Developments in nanotechnology could help create a more efficient form of desalination, potentially changing the game in the global fight for universal access to safe drinking water.
“Four billion people live under conditions of severe water scarcity at least one month of the year [and] half a billion people live under severe water scarcity all year,” said Amir Barati Farimani, Assistant Professor of Mechanical Engineering at Carnegie Mellon University in the US.
In a peer-reviewed paper published in the American Chemical Society’s journal Nano Letters, Barati Farimani and his research team found that developments in nanomaterials could lead to the creation of nanoporous materials for desalination that have “3 to 6 orders of magnitude higher water permeation compared to that of traditional membranes”.
The engineers say that one of the most effective methods for desalination is membrane desalination, where water is pushed through a thin membrane with tiny holes. Water then flows through the pores, leaving behind salt ions and producing only freshwater on the other side.
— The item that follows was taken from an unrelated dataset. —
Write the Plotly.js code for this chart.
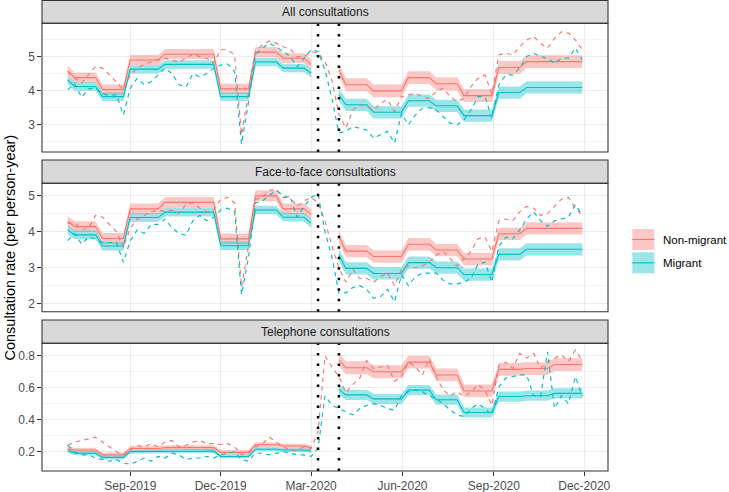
<!DOCTYPE html>
<html>
<head>
<meta charset="utf-8">
<script src="https://cdn.plot.ly/plotly-3.0.1.min.js"></script>
<style>html,body{margin:0;padding:0;background:#fff;}#chart{width:729px;height:492px;}</style>
</head>
<body>
<div id="chart"></div>
<script>
// ---------------- DATA ----------------
const firstWeek = '2019-06-30';
const nWeeks = 75;
const lockStart = '2020-03-08';   // first dotted line
const lockEnd = '2020-03-29';     // second dotted line
const groups = ['Non-migrant', 'Migrant'];
const panelTitles = ['All consultations', 'Face-to-face consultations', 'Telephone consultations'];
const xTickVals = ['2019-09-01', '2019-12-01', '2020-03-01', '2020-06-01', '2020-09-01', '2020-12-01'];
const xTickText = ['Sep-2019', 'Dec-2019', 'Mar-2020', 'Jun-2020', 'Sep-2020', 'Dec-2020'];

// model periods (month; 2020-03L = post-lockdown part of March)
const fitPeriods = ['2019-06','2019-07','2019-08','2019-09','2019-10','2019-11','2019-12','2020-01','2020-02','2020-03',
  '2020-03L','2020-04','2020-05','2020-06','2020-07','2020-08','2020-09','2020-10','2020-11'];

// All consultations
const obsAllNon = [4.56,4.36,4.22,4.46,4.71,4.66,4.46,4.26,4.02,4.46,4.66,4.77,4.85,4.9,4.95,4.9,4.83,4.95,5.07,5.0,
  4.95,4.8,5.2,5.2,5.05,2.7,3.9,5.15,5.34,5.46,5.39,5.29,5.22,5.0,5.0,5.15,5.1,4.85,4.3,3.3,
  2.9,3.43,3.58,3.53,3.43,3.63,3.73,3.38,3.82,3.87,3.92,3.82,3.77,3.97,4.07,3.82,3.67,3.77,4.12,4.36,
  4.46,3.9,5.05,5.1,5.05,5.29,5.49,5.59,5.39,5.25,5.54,5.73,5.69,5.49,5.2];
const obsAllMig = [4.02,4.2,3.8,4.05,4.08,3.9,3.85,3.88,3.28,4.07,4.36,4.17,4.26,4.46,4.66,4.5,4.17,4.1,4.5,4.4,
  4.5,4.65,4.75,4.78,4.56,2.42,3.65,5.05,5.25,5.39,5.29,5.15,5.0,4.7,4.95,5.2,5.15,4.6,3.77,2.75,
  2.8,2.94,2.89,2.84,2.6,2.7,2.8,2.45,3.33,2.99,3.28,3.48,3.5,3.43,3.24,3.04,2.99,3.14,3.43,3.82,
  3.82,3.19,4.17,4.46,4.46,4.66,5.0,5.1,5.0,4.95,4.8,4.95,4.95,5.25,4.9];
const fitAllNon = [4.58,4.38,4.03,4.9,5.07,5.07,4.05,5.13,4.95,4.77,4.6,4.17,3.99,4.38,4.2,3.85,4.68,4.85,4.85];
const fitAllMig = [4.31,4.12,3.82,4.63,4.77,4.77,3.82,4.84,4.66,4.51,3.87,3.58,3.36,3.7,3.55,3.26,3.94,4.09,4.09];
const ciAllNon = [0.15, 0.19];   // half-width pre / post
const ciAllMig = [0.125, 0.18];

// Face-to-face consultations
const obsF2fNon = [4.23,4.25,4.05,4.1,4.45,4.4,4.2,4.0,3.55,4.1,4.35,4.45,4.55,4.6,4.55,4.6,4.5,4.75,4.8,4.65,
  4.55,4.6,4.9,4.95,4.8,2.47,3.6,4.9,4.95,5.15,5.15,5.0,4.95,4.7,4.85,4.95,4.8,4.3,3.6,3.0,
  2.6,2.95,2.7,2.7,2.6,2.75,2.85,2.5,2.95,3.05,3.0,3.05,3.15,3.35,3.45,3.25,3.05,3.25,3.45,3.8,
  3.85,3.45,4.3,4.35,4.3,4.55,4.7,4.65,4.45,4.5,4.7,4.9,4.95,4.65,4.45];
const obsF2fMig = [3.75,3.95,3.65,3.85,3.8,3.7,3.7,3.7,3.15,3.75,4.05,3.95,4.2,4.2,4.35,4.1,3.95,3.9,4.3,4.45,
  4.3,4.4,4.6,4.65,4.55,2.25,3.3,4.8,4.85,5.0,5.15,4.95,4.95,4.4,4.7,4.95,5.05,4.0,3.3,2.3,
  2.3,2.45,2.5,2.4,2.15,2.2,2.4,2.05,2.8,2.5,2.75,2.85,2.85,2.85,2.65,2.55,2.55,2.6,2.7,3.1,
  3.15,2.6,3.6,3.85,3.8,4.05,4.35,4.55,4.3,4.15,4.3,4.35,4.4,4.75,4.45];
const fitF2fNon = [4.28,4.14,3.81,4.63,4.81,4.81,3.8,4.99,4.63,4.48,3.86,3.46,3.31,3.65,3.49,3.24,3.94,4.09,4.09];
const fitF2fMig = [4.05,3.91,3.6,4.39,4.54,4.54,3.61,4.6,4.4,4.23,3.35,2.98,2.84,3.14,3.0,2.81,3.37,3.51,3.51];
const ciF2fNon = [0.15, 0.17];
const ciF2fMig = [0.12, 0.17];

// Telephone consultations
const obsTelNon = [0.24,0.26,0.27,0.28,0.29,0.26,0.23,0.2,0.18,0.21,0.24,0.23,0.25,0.23,0.26,0.27,0.23,0.24,0.26,0.27,
  0.25,0.25,0.245,0.25,0.23,0.18,0.19,0.23,0.25,0.29,0.26,0.23,0.21,0.21,0.23,0.22,0.325,0.8,0.73,0.67,
  0.57,0.62,0.66,0.77,0.72,0.73,0.74,0.64,0.67,0.76,0.73,0.68,0.78,0.67,0.585,0.55,0.575,0.545,0.575,0.62,
  0.585,0.49,0.74,0.76,0.72,0.815,0.785,0.815,0.72,0.765,0.785,0.805,0.765,0.835,0.77];
const obsTelMig = [0.24,0.2,0.18,0.18,0.16,0.15,0.14,0.15,0.13,0.12,0.14,0.16,0.14,0.17,0.16,0.19,0.18,0.15,0.16,0.16,
  0.17,0.16,0.18,0.19,0.2,0.15,0.14,0.19,0.19,0.18,0.19,0.2,0.19,0.18,0.18,0.17,0.22,0.55,0.49,0.47,
  0.45,0.43,0.47,0.49,0.5,0.49,0.47,0.46,0.55,0.575,0.585,0.575,0.55,0.53,0.5,0.46,0.43,0.42,0.47,0.5,
  0.47,0.43,0.605,0.66,0.67,0.68,0.68,0.55,0.545,0.825,0.47,0.55,0.5,0.67,0.545];
const fitTelNon = [0.217,0.21,0.18,0.22,0.225,0.225,0.195,0.243,0.235,0.225,0.775,0.725,0.70,0.76,0.68,0.58,0.715,0.72,0.745];
const fitTelMig = [0.206,0.19,0.163,0.2,0.204,0.204,0.17,0.215,0.21,0.204,0.59,0.555,0.53,0.585,0.525,0.445,0.545,0.55,0.565];
const ciTelNon = [0.015, 0.04];
const ciTelMig = [0.012, 0.032];

// y axes
const yRanges = [[2.19, 5.98], [1.78, 5.34], [0.079, 0.878]];
const yTicks = [[3, 4, 5], [2, 3, 4, 5], [0.2, 0.4, 0.6, 0.8]];
const yTickText = [['3', '4', '5'], ['2', '3', '4', '5'], ['0.2', '0.4', '0.6', '0.8']];
const yMinor = [[2.5, 3.5, 4.5, 5.5], [2.5, 3.5, 4.5], [0.1, 0.3, 0.5, 0.7]];

// ---------------- STYLE / LAYOUT ----------------
const W = 729, H = 492;
const M = {l: 42, r: 121, t: 0, b: 21};
const PW = W - M.l - M.r, PH = H - M.t - M.b;
const px2x = p => (p - M.l) / PW;
const px2y = p => (PH - (p - M.t)) / PH;
const RED = '#F8766D', TEAL = '#00BFC4';
const RED_F = 'rgba(248,118,109,0.4)', TEAL_F = 'rgba(0,191,196,0.4)';
const FONT = 'Liberation Sans, Arial, Helvetica, sans-serif';

// panel pixel extents [stripTop, plotTop, plotBottom]
const panelPx = [[0.5, 23.3, 152], [160, 183.3, 311.7], [320, 343.3, 471]];

const weeks = [];
for (let i = 0; i < nWeeks; i++) {
  const d = new Date(Date.UTC(2019, 5, 30 + 7 * i));
  weeks.push(d.toISOString().slice(0, 10));
}
function periodOf(d) {
  if (d >= lockStart && d < lockEnd) return null;
  if (d >= lockEnd && d.slice(0, 7) === '2020-03') return '2020-03L';
  return d.slice(0, 7);
}
function fitSeries(levels) {
  return weeks.map(d => { const p = periodOf(d); return p ? levels[fitPeriods.indexOf(p)] : null; });
}

const panels = [
  {obs: [obsAllNon, obsAllMig], fit: [fitAllNon, fitAllMig], ci: [ciAllNon, ciAllMig]},
  {obs: [obsF2fNon, obsF2fMig], fit: [fitF2fNon, fitF2fMig], ci: [ciF2fNon, ciF2fMig]},
  {obs: [obsTelNon, obsTelMig], fit: [fitTelNon, fitTelMig], ci: [ciTelNon, ciTelMig]}
];

const traces = [];
const lineCol = [RED, TEAL], fillCol = [RED_F, TEAL_F];
panels.forEach((pn, k) => {
  const xa = k === 0 ? 'x' : 'x' + (k + 1);
  const ya = k === 0 ? 'y' : 'y' + (k + 1);
  const fits = pn.fit.map(fitSeries);
  // ribbons
  for (let g = 0; g < 2; g++) {
    const segs = [weeks.map((d, i) => i).filter(i => weeks[i] < lockStart),
                  weeks.map((d, i) => i).filter(i => weeks[i] >= lockEnd)];
    segs.forEach((idx, s) => {
      const hw = pn.ci[g][s];
      const xs = idx.map(i => weeks[i]);
      const up = idx.map(i => fits[g][i] + hw);
      const lo = idx.map(i => fits[g][i] - hw);
      traces.push({x: xs.concat(xs.slice().reverse()), y: up.concat(lo.slice().reverse()),
        xaxis: xa, yaxis: ya, type: 'scatter', mode: 'lines', fill: 'toself', fillcolor: fillCol[g],
        line: {width: 0, color: 'rgba(0,0,0,0)'}, hoverinfo: 'skip', showlegend: false});
    });
  }
  // fitted lines
  for (let g = 0; g < 2; g++) {
    traces.push({x: weeks, y: fits[g], xaxis: xa, yaxis: ya, type: 'scatter', mode: 'lines',
      connectgaps: false, line: {color: lineCol[g], width: 1.1}, hoverinfo: 'skip', showlegend: false, name: groups[g]});
  }
  // observed dashed
  for (let g = 0; g < 2; g++) {
    traces.push({x: weeks, y: pn.obs[g], xaxis: xa, yaxis: ya, type: 'scatter', mode: 'lines',
      line: {color: lineCol[g], width: 1.15, dash: '4.5px,4.3px'}, hoverinfo: 'skip', showlegend: false, name: groups[g]});
  }
});

const xRange = ['2019-06-04 03:00', '2020-12-24 21:00'];
const layout = {
  width: W, height: H, margin: {l: M.l, r: M.r, t: M.t, b: M.b, autoexpand: false},
  paper_bgcolor: '#ffffff', plot_bgcolor: '#ffffff', showlegend: false,
  font: {family: FONT, size: 12, color: '#4d4d4d'},
  shapes: [], annotations: []
};
panelPx.forEach((pp, k) => {
  const sfx = k === 0 ? '' : String(k + 1);
  const dom = [px2y(pp[2]), px2y(pp[1])];
  layout['xaxis' + sfx] = {
    type: 'date', range: xRange, anchor: 'y' + sfx, domain: [0, 1],
    tickmode: 'array', tickvals: xTickVals, ticktext: xTickText,
    showgrid: true, gridcolor: '#ebebeb', gridwidth: 1.07, zeroline: false, showline: false,
    showticklabels: k === 2, ticks: k === 2 ? 'outside' : '', ticklen: 3.7, tickwidth: 1.07, tickcolor: '#333333',
    tickfont: {size: 12, color: '#4d4d4d', family: FONT}
  };
  layout['yaxis' + sfx] = {
    range: yRanges[k], anchor: 'x' + sfx, domain: dom,
    tickmode: 'array', tickvals: yTicks[k], ticktext: yTickText[k],
    showgrid: true, gridcolor: '#ebebeb', gridwidth: 1.07, zeroline: false, showline: false,
    ticks: 'outside', ticklen: 3.7, tickwidth: 1.07, tickcolor: '#333333',
    tickfont: {size: 12, color: '#4d4d4d', family: FONT},
    minor: {tickmode: 'array', tickvals: yMinor[k], showgrid: true, gridcolor: '#ebebeb', gridwidth: 0.55, ticks: ''}
  };
  // strip
  layout.shapes.push({type: 'rect', xref: 'paper', yref: 'paper', x0: 0, x1: 1, y0: px2y(pp[1]), y1: px2y(pp[0]),
    fillcolor: '#d9d9d9', line: {color: '#333333', width: 1.07}, layer: 'above'});
  layout.annotations.push({xref: 'paper', yref: 'paper', x: 0.5, y: (px2y(pp[1]) + px2y(pp[0])) / 2,
    text: panelTitles[k], showarrow: false, xanchor: 'center', yanchor: 'middle',
    font: {size: 12, color: '#1a1a1a', family: FONT}});
  // dotted lockdown lines
  [lockStart, lockEnd].forEach(d => {
    layout.shapes.push({type: 'line', xref: 'x' + sfx, yref: 'paper', x0: d, x1: d, y0: dom[0], y1: dom[1],
      line: {color: '#000000', width: 2.5, dash: '2.5px,8px'}, layer: 'above'});
  });
  // panel border
  layout.shapes.push({type: 'rect', xref: 'paper', yref: 'paper', x0: 0, x1: 1, y0: dom[0], y1: dom[1],
    fillcolor: 'rgba(0,0,0,0)', line: {color: '#333333', width: 1.07}, layer: 'above'});
});

// y-axis title
layout.annotations.push({xref: 'paper', yref: 'paper', x: px2x(9.5), y: px2y(248), textangle: -90,
  text: 'Consultation rate (per person-year)', showarrow: false, xanchor: 'center', yanchor: 'middle',
  font: {size: 14.5, color: '#000000', family: FONT}});

// legend (drawn manually)
const legKeys = [[229, 250], [252.3, 273.3]];
groups.forEach((g, i) => {
  const [t, b] = legKeys[i];
  layout.shapes.push({type: 'rect', xref: 'paper', yref: 'paper', x0: px2x(632.3), x1: px2x(654.3),
    y0: px2y(b), y1: px2y(t), fillcolor: fillCol[i], line: {width: 0}, layer: 'above'});
  layout.shapes.push({type: 'line', xref: 'paper', yref: 'paper', x0: px2x(632.3), x1: px2x(654.3),
    y0: px2y((t + b) / 2), y1: px2y((t + b) / 2), line: {color: lineCol[i], width: 1.1}, layer: 'above'});
  layout.annotations.push({xref: 'paper', yref: 'paper', x: px2x(661.5), y: px2y((t + b) / 2),
    text: g, showarrow: false, xanchor: 'left', yanchor: 'middle', borderpad: 0,
    font: {size: 11.5, color: '#000000', family: FONT}});
});

Plotly.newPlot('chart', traces, layout, {staticPlot: true, displayModeBar: false});
</script>
</body>
</html>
Using an ultra-thin conductive metal-organic framework (MOF), the researchers found that the technology enhanced efficiency in three ways.
First, the MOF is only a few atoms thick, which means there’s very little friction as the water molecules pass through the pores.
The pore design of the MOF also reduces pressure on the walls of the membrane because they are not adjacent, which Barati Farimani said is like the difference between pouring water through a funnel, which places pressure to squeeze water through a tight space, and pouring it through a strainer.
Finally, the pentagonal design of the membrane, which looks like a honeycomb, means that it has more structural integrity than other materials.
Ordinarily, scientists have to drill tiny holes in order to create the needed pores, which limits the amount that can be created per surface area.
“If you want to make a lot of pores, graphene or MoS2 can’t do that,” Barati Farimani said.
“Structurally they can’t hold the pressure.”
The design is a critical factor in the energy efficiency of the technology. Barati Farimani said the membranes “consist of both the metal centre and organic compound,” which connect in a pentagonal pattern, leaving a hole in the centre that serves as a pore.
This honeycomb structure means that it is intrinsically porous, allowing for a higher ratio of pores to surface area. It also saves on time and energy, since the pores don’t need to be drilled, or even adjusted in size.
Given there are about 15,000 desalination plants around the world, and a typical desalination plant can have billions of pores, the scale of the efficiencies of the technology could be enormous.
Barati Farimani said that the research was motivated by the growing global freshwater crisis, which exists while 71% of the world’s surface is covered by seawater.
“We need to provide fresh water for many underprivileged people, like in Africa or other places,” he said.
“Basically that’s our mission – to make it so energy-efficient that we have water desalination everywhere.”